-- start of Data provided --

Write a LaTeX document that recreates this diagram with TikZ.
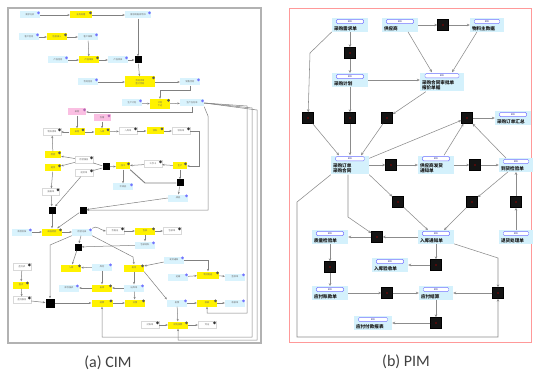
\documentclass[tikz,border=0pt]{standalone}
\usepackage{fontspec}
\setmainfont{Carlito}
\newfontfamily\cjk{Noto Sans CJK SC}
\usetikzlibrary{arrows.meta,calc}
\newcommand\cimn[5][]{\node[cim,cim#4,#1] (#2) at (#3) {#5};
  \fill[cim#4ic] ([xshift=-1.8pt,yshift=-1.6pt]#2.north east) circle (1.5pt);}
\newcommand\pimn[4]{\node[pn=#3] (#1) at (#2) {\rule{0pt}{10.5pt}#4};
  \node[hdr, minimum width=#3*0.85] at ([yshift=-3.4pt]#1.north) {BO};}
\begin{document}
\begin{tikzpicture}[x=1pt,y=-1pt,
  ln/.style={draw=black!50, line width=0.5pt},
  ar/.style={ln, -{Stealth[length=2.4pt,width=2pt]}},
  par/.style={draw=black!45, line width=0.55pt, -{Stealth[length=3pt,width=2.6pt]}},
  cim/.style={rectangle, minimum width=20pt, minimum height=7pt, inner sep=0.4pt,
    font=\cjk\fontsize{2.2}{2.6}\selectfont, text=black!60, align=center},
  cimcy/.style={fill=cyan!15},
  cimyl/.style={fill=yellow},
  cimpk/.style={fill=magenta!25},
  cimgy/.style={fill=white, draw=black!15},
  cimcyic/.style={fill=blue!55},
  cimylic/.style={fill=black!65},
  cimpkic/.style={fill=violet!60},
  cimgyic/.style={fill=black!80},
  blk/.style={fill=black, minimum size=7pt, inner sep=0pt},
  pn/.style={fill=cyan!17, inner xsep=2pt, inner ysep=1.2pt, text width=#1, align=left,
    font=\cjk\bfseries\fontsize{4.6}{5.6}\selectfont, text=black!90},
  hdr/.style={draw=blue!55, fill=white, rounded corners=1.2pt, minimum height=4.2pt,
    inner sep=0pt, font=\sffamily\fontsize{2.5}{3}\selectfont, text=blue!40!black},
  pblk/.style={fill=black!92, draw=black, minimum size=11pt, inner sep=0pt,
    path picture={\fill[red!55!black] (path picture bounding box.center) circle (0.9pt);}},
  captext/.style={font=\fontsize{16}{18}\selectfont, text=black!75}
]
\useasboundingbox (0,0) rectangle (533,377);
\fill[white] (0,0) rectangle (533,377);
\draw[draw=black!30, line width=1.3pt] (8,8) rectangle (261,343);
\draw[draw=red!40, line width=1pt] (289,9) rectangle (531,342);

% ---------------- CIM ----------------
\cimn{C1}{30,15}{cy}{需求分析}
\cimn[minimum width=22pt]{Y1}{81,15}{yl}{业务处理}
\cimn[minimum width=26pt]{C2}{138,15}{cy}{需求规格说明书}
\cimn{C3}{29,37}{cy}{客户信息}
\cimn{Y2}{57,37}{yl}{信息录入}
\cimn{C4}{88,37}{cy}{客户档案}
\cimn{C5}{58,60}{cy}{产品信息}
\cimn{Y3}{89,60}{yl}{产品审核}
\cimn{C6}{118,60}{cy}{产品目录}
\node[blk] (Ba) at (138,60) {};
\cimn{C7}{88,82}{cy}{合同信息}
\cimn[minimum width=30pt,minimum height=11pt]{Y4}{140,82}{yl}{合同评审\\签订合同}
\cimn{C8}{190,82}{cy}{销售合同}
\cimn{C9}{132,103}{cy}{生产计划}
\cimn[minimum height=10pt]{Y5}{160,104}{yl}{计划\\下达}
\cimn[minimum width=24pt]{C10}{192,103}{cy}{生产任务单}
\cimn[minimum width=18pt]{P1}{77,112}{pk}{采购}
\cimn[minimum width=17pt]{P2}{102,118}{pk}{仓储}
\cimn[minimum width=18pt]{G1}{52,132}{gy}{物料清单}
\cimn[minimum width=15pt]{Y6}{77,132}{yl}{采购}
\cimn[minimum width=15pt]{Y7}{102,132}{yl}{入库}
\cimn[minimum width=18pt]{G2}{128,131}{gy}{入库单}
\cimn[minimum width=17pt]{Y8}{155,131}{yl}{领料}
\cimn[minimum width=18pt]{G3}{181,131}{gy}{领料单}
\cimn[minimum width=16pt]{Y9}{53,155}{yl}{检验}
\cimn[minimum width=16pt]{Y10}{53,168}{yl}{退货}
\cimn[minimum width=18pt]{G4}{84,160}{gy}{检验报告}
\cimn[minimum width=18pt]{G5}{84,173}{gy}{退货单}
\node[blk] (Bb) at (106,167) {};
\cimn[minimum width=14pt]{Y11}{123,166}{yl}{加工}
\cimn[minimum width=18pt]{G6}{153,164}{gy}{工序卡}
\cimn[minimum width=14pt]{Y12}{180,166}{yl}{生产}
\cimn{C11}{123,187}{cy}{半成品}
\node[blk] (Bc) at (180,183) {};
\cimn{C12}{178,198}{cy}{成品}
\cimn[minimum width=17pt]{G8}{51,192}{gy}{报废单}
\node[blk] (Bd) at (52,210) {};
\node[blk] (Be) at (83,210) {};
\cimn{C13}{22,232}{cy}{质检标准}
\cimn{Y13}{52,232}{yl}{成品检验}
\cimn{C14}{82,232}{cy}{检验记录}
\cimn[minimum width=18pt]{G9}{115,231}{gy}{合格证}
\cimn{Y14}{145,231}{yl}{包装}
\cimn[minimum width=18pt]{G10}{172,231}{gy}{包装单}
\cimn{C15}{145,245}{cy}{包装材料}
\node[blk] (Bf) at (78,247) {};
\cimn{Y15}{71,268}{yl}{入库}
\cimn{C16}{102,267}{cy}{库存}
\cimn{Y16}{134,268}{yl}{发货}
\cimn{C17}{174,260}{cy}{发货通知}
\cimn[minimum width=22pt]{Y17}{208,275}{yl}{物流配送}
\cimn{C18}{178,277}{cy}{运输}
\cimn{C19}{235,277}{cy}{签收单}
\cimn[minimum width=18pt]{G11}{22,267}{gy}{盘点表}
\cimn[minimum width=16pt]{Y18}{21,285}{yl}{盘点}
\cimn[minimum width=18pt]{G12}{22,300}{gy}{盘点报告}
\cimn{C20}{69,288}{cy}{库存报表}
\cimn{Y19}{102,288}{yl}{出库}
\cimn{C21}{134,288}{cy}{出库单}
\node[blk, minimum size=9pt] (Bg) at (50,303) {};
\cimn[minimum width=21pt]{Y20}{102,303}{yl}{结算}
\cimn{Y21}{135,303}{yl}{开票}
\cimn{C22}{177,303}{cy}{发票}
\cimn{Y22}{207,303}{yl}{收款}
\cimn{C23}{235,303}{cy}{收款单}
\cimn[minimum width=18pt]{G13}{150,325}{gy}{对账单}
\cimn[minimum width=20pt]{Y23}{178,325}{yl}{财务核算}
\cimn[minimum width=18pt]{G14}{207,325}{gy}{凭证}

\draw[ar] (C1) -- (Y1);
\draw[ar] (Y1) -- (C2);
\draw[ar] (C3) -- (Y2);
\draw[ar] (Y2) -- (C4);
\draw[ar] (C4) -- (Y3);
\draw[ar] (C5) -- (Y3);
\draw[ar] (Y3) -- (C6);
\draw[ar] (C6) -- (Ba);
\draw[ar] (C2) -- (Ba);
\draw[ar] (Ba) -- (Y4);
\draw[ar] (C7) -- (Y4);
\draw[ar] (Y4) -- (C8);
\draw[ar] (C8.south) -- ++(0,5) -| (Y5.north);
\draw[ar] (C9) -- (Y5);
\draw[ar] (Y5) -- (C10);
\draw[ar] (C10.south) |- (P1.east);
\draw[ar] (P1) -- (Y6);
\draw[ar] (P2) -- (Y7);
\draw[ar] (Y6) -- (Y7);
\draw[ar] (Y7) -- (G2);
\draw[ar] (G2) -- (Y8);
\draw[ar] (Y8) -- (G3);
\draw[ar] (Y6) -- (G1);
\draw[ar] (Y9) -- (G1);
\draw[ar] (G3.east) -- ++(9,0) |- (Y12.east);
\draw[ar] (Y12) -- (G6);
\draw[ar] (G6) -- (Y11);
\draw[ar] (Bb) -- (Y11);
\draw[ln] (G4) -- (Bb);
\draw[ln] (G5) -- (Bb);
\draw[ar] (G4) -- (Y9);
\draw[ar] (G4) -- (Y10);
\draw[ar] (Y11) -- (C11);
\draw[ar] (Y12) -- (Bc);
\draw[ar] (Bc) -- (C12);
\draw[ln, line width=0.9pt] (Y11.south east) -- (145,183) -- (Bc);
\draw[ar] (Y10) -- (G8);
\draw[ar] (G8) -- (Bd);
\draw[ar] (G5) -- (Bd);
\draw[ar] (Bd) -- (Y13);
\draw[ar] (C12.west) -- (Be);
\draw[ar] (C10.south east) -- (208,116) -- (208,210) -- (Be.east);
\draw[ar] (Be) -- (Y13);
\draw[ar] (C13) -- (Y13);
\draw[ar] (Y13) -- (C14);
\draw[ar] (C14.north east) to[out=40,in=170] (G9.west);
\draw[ar] (G9) -- (Y14);
\draw[ar] (Y14) -- (G10);
\draw[ar] (Y14) -- (C15);
\draw[ar] (C14) -- (Bf);
\draw[ar] (C15) -- (Bf);
\draw[ar] (Bf) -- (Y15);
\draw[ar] (C16) -- (Y15);
\draw[ar] (C14.south east) -- (133,257) -- (Y16.north);
\draw[ar] (C17) -- (Y16);
\draw[ar] (C17.east) -| (Y17.north);
\draw[ar] (C18) -- (Y17);
\draw[ar] (Y17) -- (C19);
\draw[ar] (Y16.south east) -- (C22.north west);
\draw[ar] (G11) -- (Y18);
\draw[ar] (Y18) -- (G12);
\draw[ar] (G12) -- (Bg);
\draw[ar, line width=0.8pt] (Bg) -- (Y20);
\draw[ar] (C14.south west) -- (50,245) -- (Bg.north);
\draw[ar] (C16) -- (Y19);
\draw[ar] (Y19) -- (C20);
\draw[ar] (C21) -- (Y19);
\draw[ar] (Y16) -- (C21);
\draw[ar] (Y20) -- (Y21);
\draw[ar] (C21) -- (Y21);
\draw[ar] (C22) -- (Y22);
\draw[ar] (Y22) -- (C23);
\draw[ar] (C22) -- (Y23);
\draw[ar] (G13) -- (Y23);
\draw[ar] (Y23) -- (G14);
\draw[ar] (C10.east) -- (247,106) -- (247,313) -| (Y22.south);
\draw[ar] (C10.east) -- (252,108) -- (252,337) -| (Y20.south);
\draw[ar] (C10.east) -- (257,110) -- (257,340) -| (Y23.south);

% ---------------- PIM ----------------
\pimn{N1}{350,25}{32pt}{采购需求单}
\pimn{N2}{400,25}{32pt}{供应商}
\pimn{N3}{487,25}{30pt}{物料主数据}
\pimn{N4}{350,80}{32pt}{采购计划}
\pimn{N5}{442,82}{40pt}{采购合同审批单\\报价单据}
\pimn{N6}{513,118}{32pt}{采购订单汇总}
\pimn{N7}{350,165}{34pt}{采购订单\\采购合同}
\pimn{N8}{436,165}{32pt}{供应商发货\\通知单}
\pimn{N9}{516,165}{30pt}{到货检验单}
\pimn{N10}{330,237}{32pt}{质量检验单}
\pimn{N11}{436,237}{32pt}{入库通知单}
\pimn{N12}{516,237}{30pt}{退货处理单}
\pimn{N13}{390,265}{32pt}{入库验收单}
\pimn{N14}{330,293}{32pt}{应付账款单}
\pimn{N15}{436,293}{30pt}{应付结算}
\pimn{N16}{373,323}{34pt}{应付付款报表}

\node[pblk] (B1) at (443,25) {};
\node[pblk] (B2) at (350,53) {};
\node[pblk] (B3) at (308,118) {};
\node[pblk] (B4) at (350,118) {};
\node[pblk] (B5) at (387,118) {};
\node[pblk] (B6) at (467,118) {};
\node[pblk] (B7) at (391,165) {};
\node[pblk] (B8) at (475,165) {};
\node[pblk] (B9) at (398,202) {};
\node[pblk] (B10) at (472,202) {};
\node[pblk] (B11) at (516,202) {};
\node[pblk] (B12) at (377,237) {};
\node[pblk] (B13) at (436,265) {};
\node[pblk] (B14) at (330,267) {};
\node[pblk] (B15) at (387,293) {};
\node[pblk] (B16) at (498,293) {};
\node[pblk] (B17) at (436,323) {};

\draw[par] (N1) -- (B2);
\draw[par] (B2) -- (N4);
\draw[par] (N2) -- (B1);
\draw[par] (B1) -- (N3);
\draw[par] ([xshift=8pt]N2.south) -- ([xshift=-10pt]N5.north);
\draw[par] ([xshift=-10pt]N3.south) -- ([xshift=10pt]N5.north);
\draw[par] (N4.east) -- (N4.east -| N5.west);
\draw[par] (N1.south west) -- (310,53) -- (B3);
\draw[par] ([xshift=6pt]N5.south west) -- (B5);
\draw[par] (B3) -- ([xshift=-11pt]N7.north);
\draw[par] (B4) -- (N7);
\draw[par] (N4) -- (B4);
\draw[par] (B5) -- ([xshift=11pt]N7.north);
\draw[par] ([yshift=-3pt]N7.north east) -- (B6);
\draw[par] (B6) -- (N6);
\draw[par] ([xshift=8pt]N8.north) -- (B6);
\draw[par] ([xshift=-10pt]N9.north) -- (B6);
\draw[par] (N7) -- (B7);
\draw[par] (B7) -- (N8);
\draw[par] (N8) -- (B8);
\draw[par] (B8) -- (N9);
\draw[par] (N7.south east) -- (B9);
\draw[par] (B9) -- ([xshift=-8pt]N11.north);
\draw[par] ([xshift=-8pt]N9.south) -- (B10);
\draw[par] (B10) -- ([xshift=8pt]N11.north);
\draw[par] (N12) -- (B11);
\draw[par] (B11) -- (N9);
\draw[par] ([xshift=-2pt]N7.south) -- (348,217) -- (B12);
\draw[par] (N11) -- (B12);
\draw[par] (B12) -- (N10);
\draw[par] (N10) -- (B14);
\draw[par] (B14) -- (N14);
\draw[par] (N11) -- (B13);
\draw[par] (B13) -- (N13);
\draw[par] (N14) -- (B15);
\draw[par] (B15) -- (N15);
\draw[par] (N11.south east) -- (498,258) -- (B16);
\draw[par] (B16) -- (N15);
\draw[par] (N15) -- (B17);
\draw[par] (B17) -- (N16);
\draw[par] (N7.south west) -- (297,202) -- (297,337) -- (498,337) -- (B16);

\node[captext] (capa) at (108,363) {(a) CIM};
\node[captext] (capb) at (406,362) {(b) PIM};
\end{tikzpicture}
\end{document}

-- end of Data provided --

» Set exercise: Copy exactly the lines running from the beginning of the listing through the line that has "(289,9) rectangle (531,342);". Drop the pictures.

» Right answer:
Write a LaTeX document that recreates this diagram with TikZ.
\documentclass[tikz,border=0pt]{standalone}
\usepackage{fontspec}
\setmainfont{Carlito}
\newfontfamily\cjk{Noto Sans CJK SC}
\usetikzlibrary{arrows.meta,calc}
\newcommand\cimn[5][]{\node[cim,cim#4,#1] (#2) at (#3) {#5};
  \fill[cim#4ic] ([xshift=-1.8pt,yshift=-1.6pt]#2.north east) circle (1.5pt);}
\newcommand\pimn[4]{\node[pn=#3] (#1) at (#2) {\rule{0pt}{10.5pt}#4};
  \node[hdr, minimum width=#3*0.85] at ([yshift=-3.4pt]#1.north) {BO};}
\begin{document}
\begin{tikzpicture}[x=1pt,y=-1pt,
  ln/.style={draw=black!50, line width=0.5pt},
  ar/.style={ln, -{Stealth[length=2.4pt,width=2pt]}},
  par/.style={draw=black!45, line width=0.55pt, -{Stealth[length=3pt,width=2.6pt]}},
  cim/.style={rectangle, minimum width=20pt, minimum height=7pt, inner sep=0.4pt,
    font=\cjk\fontsize{2.2}{2.6}\selectfont, text=black!60, align=center},
  cimcy/.style={fill=cyan!15},
  cimyl/.style={fill=yellow},
  cimpk/.style={fill=magenta!25},
  cimgy/.style={fill=white, draw=black!15},
  cimcyic/.style={fill=blue!55},
  cimylic/.style={fill=black!65},
  cimpkic/.style={fill=violet!60},
  cimgyic/.style={fill=black!80},
  blk/.style={fill=black, minimum size=7pt, inner sep=0pt},
  pn/.style={fill=cyan!17, inner xsep=2pt, inner ysep=1.2pt, text width=#1, align=left,
    font=\cjk\bfseries\fontsize{4.6}{5.6}\selectfont, text=black!90},
  hdr/.style={draw=blue!55, fill=white, rounded corners=1.2pt, minimum height=4.2pt,
    inner sep=0pt, font=\sffamily\fontsize{2.5}{3}\selectfont, text=blue!40!black},
  pblk/.style={fill=black!92, draw=black, minimum size=11pt, inner sep=0pt,
    path picture={\fill[red!55!black] (path picture bounding box.center) circle (0.9pt);}},
  captext/.style={font=\fontsize{16}{18}\selectfont, text=black!75}
]
\useasboundingbox (0,0) rectangle (533,377);
\fill[white] (0,0) rectangle (533,377);
\draw[draw=black!30, line width=1.3pt] (8,8) rectangle (261,343);
\draw[draw=red!40, line width=1pt] (289,9) rectangle (531,342);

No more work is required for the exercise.